Teure Editionen :
Kunst für alle? Unerreichbar!

Von Hubertus Butin
Lesezeit: 2 Min.
Der 2010 verstorbene Künstler Sigmar Polke vor einem seiner Werke
Was wurde aus dem Projekt einer Demokratisierung des Kunstkonsums? Die Preisentwicklung einer Mappe von Sigmar Polke gibt Aufschluss.

Das Entlauben eines Baumes durch Abzupfen der Blätter wäre in den Sechzigerjahren vermutlich mit dem großartigen, aber im deutschen Recht mittlerweile nicht mehr verwendeten Ausdruck „grober Unfug“ bezeichnet worden. Sigmar Polke war 1968 in einen kleinen Baum geklettert, ließ sich von seinem Freund Christof Kohlhöfer fotografieren und machte aus der Aufnahme einen Offsetdruck mit dem Titel „Polke entlaubt einen Baum“.

Diese Grafik gehört zu einer Reihe von insgesamt vierzehn Blättern mit weiteren skurrilen Motiven. Das ganze Konvolut trägt den ironischen Titel „. . . Höhere Wesen befehlen“, als wenn der Künstler in seinem Aktionismus und seiner Kreativität göttlich ferngesteuert gewesen wäre. Der Berliner Galerist René Block gab die Edition 1968 in einer Auflage von fünfzig Exemplaren heraus. Das idealistische Ziel, mit solchen Auflagenwerken breite Gesellschaftskreise zu erreichen, war von Anfang an ein wichtiger Beweggrund für alle Künstler und Galeristen, die sich auf dem Feld der Editionen engagierten.

Die sogenannte „Demokratisierung des Kunstkonsums“ wurde mit teils hohen Auflagen und günstigen Preise anvisiert. Im Laufe der Siebzigerjahre entpuppte sich die vor allem gesellschaftspolitisch motivierte Hoffnung auf eine „Kunst für die Massen“ (René Block) jedoch als Illusion. Es konnten zwar durchaus neue Käuferschichten erschlossen werden, die erhoffte massenhafte Verbreitung wurde jedoch nicht erreicht. So kann es nicht verwundern, dass es vier Jahre dauerte, bis Sigmar Polkes Edition vergriffen war. An den Drucken, die zu den kunsthistorisch bedeutendsten Grafiken des Künstlers gehören, hatte damals kaum jemand Interesse. Deshalb wurden den Grafiken zusätzlich jeweils vier originale Zeichnungen beigefügt.

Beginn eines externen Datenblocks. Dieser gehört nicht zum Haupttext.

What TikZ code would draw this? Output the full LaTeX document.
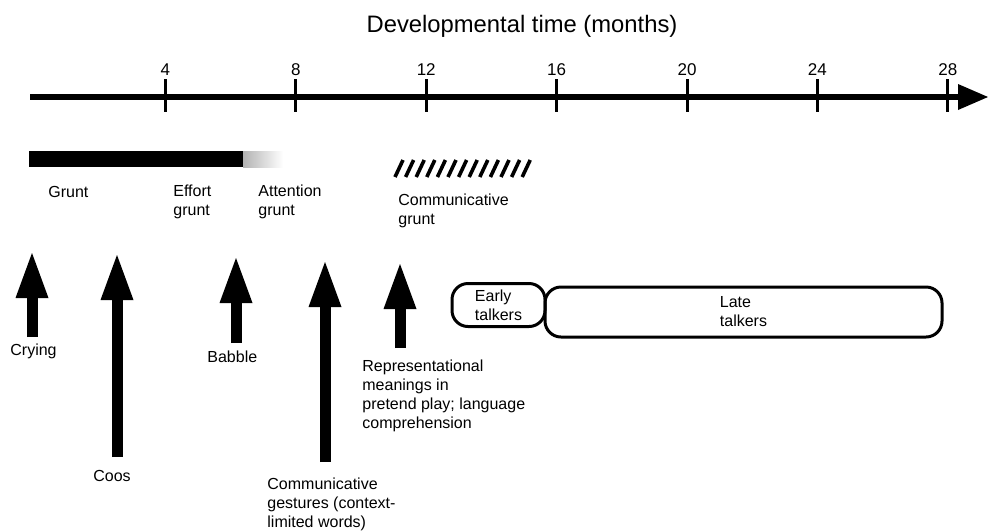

Man kann es sich heute kaum vorstellen, aber 1968 kostete eine solche Mappe lediglich 150 Mark. Gibt man diesen Betrag in einen historischen Währungsrechner ein, erhält man folgendes Ergebnis: Da die Deutsche Mark damals mehr wert war, als der heutige Euro-Umrechnungskurs angibt, hätten 150 Mark, unter Berücksichtigung der Inflation, heute einem Wert von 302 Euro entsprochen. Doch die Zeiten ändern sich: 2015 gab ein Sammler für ein Exemplar der Mappe „. . . Höhere Wesen befehlen“ im Berliner Auktionshaus Grisebach 156.000 Euro aus. Immerhin die Sichtbarkeit bleibt demokratisch: Von 9. Dezember an sind die Blätter und zahlreiche weitere Editionen, die René Block verlegt hat, in einer Schau im Neuen Museum in Nürnberg zu sehen.